# 40 - Did you do long or short protocol?



## bellasolis (Sep 13, 2017)

Hi Ladies,

Have done 2 cycles now with 2 different clinics in Denmark. Both short protocols, first with Gonal f (7 eggs, zero fert), 2nd cycle with Menapur (9 eggs, did 50:50 donor sperm, 1 fert with husband - no transfer).

Danish clinic suggested long protocol next time. Have been in touch with Serum who said they would do short with Menapur again, due to age etc. IS there any point doing same protocol again when results are so bad.. Did any of you do a long protocol at 40?


----------



## mps2529 (Jun 7, 2017)

Hi bellasolis, 

I have done twice short protocol with Gonal, first time was on very low dose (150) as I was very scared of all the IVF lark, it was kind of trial one. Managed to get only 5 eggs from which 4 were immature, 1 fertilised and I got pregnant but miscarried. 
Second round on Gonal short protocol, got 14 eggs, 12 fertilised 6 made it to day 5. 1 was put back in, got pregnant, but again miscarried, later found out it was trisomy 15. 2 were frozen, which later were both BFN and 3 were not suitable for freezing. 

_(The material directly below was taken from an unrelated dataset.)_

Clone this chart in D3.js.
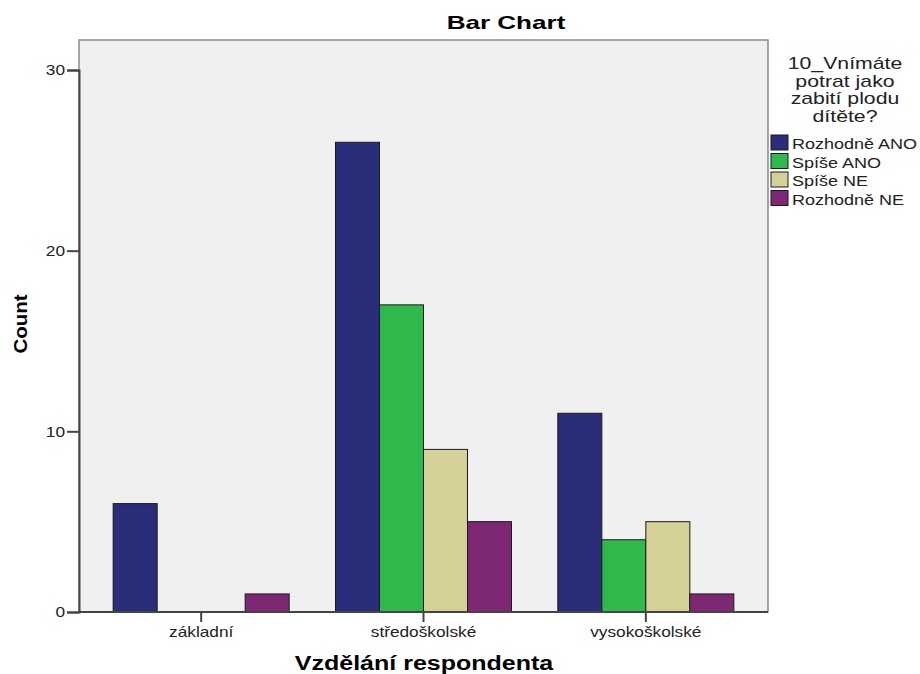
<!DOCTYPE html>
<html><head><meta charset="utf-8">
<script src="https://cdn.jsdelivr.net/npm/d3@7"></script>
<style>body{margin:0;background:#fff}svg{display:block;font-family:Arial,"Liberation Sans",sans-serif}</style>
</head><body>
<svg id="c" width="920" height="674"></svg>
<script>
const categories = ["základní", "středoškolské", "vysokoškolské"];
const seriesNames = ["Rozhodně ANO", "Spíše ANO", "Spíše NE", "Rozhodně NE"];
const rozhodneAno = [6, 26, 11];
const spiseAno = [0, 17, 4];
const spiseNe = [0, 9, 5];
const rozhodneNe = [1, 5, 1];
const colors = ["#2a2d7a", "#2fb84b", "#d5cf98", "#7e2875"];
const yTicks = [0, 10, 20, 30];
const legendTitle = ["10_Vnímáte", "potrat jako", "zabití plodu", "dítěte?"];

const seriesValues = [rozhodneAno, spiseAno, spiseNe, rozhodneNe];
const svg = d3.select("#c");
const L = 79, R = 768, T = 40, B = 612;

// horizontally widen text (reference glyphs are wide)
function widen(sel, f) {
  sel.each(function () {
    const n = this.getComputedTextLength();
    d3.select(this).attr("textLength", n * f).attr("lengthAdjust", "spacingAndGlyphs");
  });
}

const y = d3.scaleLinear().domain([0, 30]).range([B, 70]);
const x0 = d3.scaleBand().domain(categories).range([90, 757]).padding(0);
const groupW = 176;
const x1 = d3.scaleBand().domain(seriesNames).range([0, groupW]).padding(0);

svg.append("rect").attr("x", L).attr("y", T).attr("width", R - L).attr("height", B - T)
  .attr("fill", "#f0f0f0").attr("stroke", "#8a8a8a").attr("stroke-width", 1.5);

const g = svg.append("g");
categories.forEach((c, ci) => {
  const gx = x0(c) + (x0.bandwidth() - groupW) / 2;
  seriesNames.forEach((s, si) => {
    const v = seriesValues[si][ci];
    if (v <= 0) return;
    g.append("rect")
      .attr("x", gx + x1(s)).attr("y", y(v))
      .attr("width", x1.bandwidth()).attr("height", y(0) - y(v))
      .attr("fill", colors[si]).attr("stroke", "#1a1a1a").attr("stroke-width", 1);
  });
});

const yAxis = svg.append("g").attr("transform", `translate(${L},0)`)
  .call(d3.axisLeft(y).tickValues(yTicks).tickSize(12).tickPadding(2).tickFormat(d3.format("d")));
yAxis.select(".domain").attr("stroke", "#444").attr("stroke-width", 2);
yAxis.selectAll(".tick line").attr("stroke", "#444").attr("stroke-width", 2);
yAxis.selectAll("text").attr("font-size", 15).attr("fill", "#222").attr("font-family", "Arial, Liberation Sans, sans-serif");
widen(yAxis.selectAll("text"), 1.15);

const xAxis = svg.append("g").attr("transform", `translate(0,${B})`)
  .call(d3.axisBottom(x0).tickSize(10).tickPadding(4).tickSizeOuter(0));
xAxis.select(".domain").attr("stroke", "#444").attr("stroke-width", 2).attr("d", `M${L},0H${R}`);
xAxis.selectAll(".tick line").attr("stroke", "#444").attr("stroke-width", 2);
xAxis.selectAll("text").attr("font-size", 15).attr("fill", "#222").attr("font-family", "Arial, Liberation Sans, sans-serif");
widen(xAxis.selectAll("text"), 1.15);

const t1 = svg.append("text").attr("x", 506).attr("y", 29).attr("text-anchor", "middle")
  .attr("font-size", 19).attr("font-weight", "bold").text("Bar Chart");
widen(t1, 1.37);
const t2 = svg.append("text").attr("x", 424).attr("y", 670).attr("text-anchor", "middle")
  .attr("font-size", 20).attr("font-weight", "bold").text("Vzdělání respondenta");
widen(t2, 1.25);
const t3 = svg.append("text").attr("transform", "translate(27,324) rotate(-90)").attr("text-anchor", "middle")
  .attr("font-size", 19).attr("font-weight", "bold").text("Count");
widen(t3, 1.08);

const lg = svg.append("g");
legendTitle.forEach((t, i) => {
  const tt = lg.append("text").attr("x", 845).attr("y", 69 + i * 17.7).attr("text-anchor", "middle")
    .attr("font-size", 17).attr("fill", "#222").text(t);
  widen(tt, 1.25);
});
seriesNames.forEach((s, i) => {
  const yy = 135 + i * 18.5;
  lg.append("rect").attr("x", 771).attr("y", yy).attr("width", 17).attr("height", 15)
    .attr("fill", colors[i]).attr("stroke", "#1a1a1a").attr("stroke-width", 1);
  const tt = lg.append("text").attr("x", 792).attr("y", yy + 14).attr("font-size", 15).attr("fill", "#222").text(s);
  widen(tt, 1.2);
});
</script>
</body></html>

Now doing my third cycle, change of clinics, new doctor, again short protocol, but with Menopur. Not sure about the results yet, as I just started to inject yesterday. 

My friend (42 years old) did 1 short cycle with Menopur, got 2 eggs, 1 fertilised, then did long one with Menopur and got exactly the same results. My doctor says there is not a massive difference and he was happy for me to be on short cycle in the new clinic as well. 

Hope this helps a bit.


----------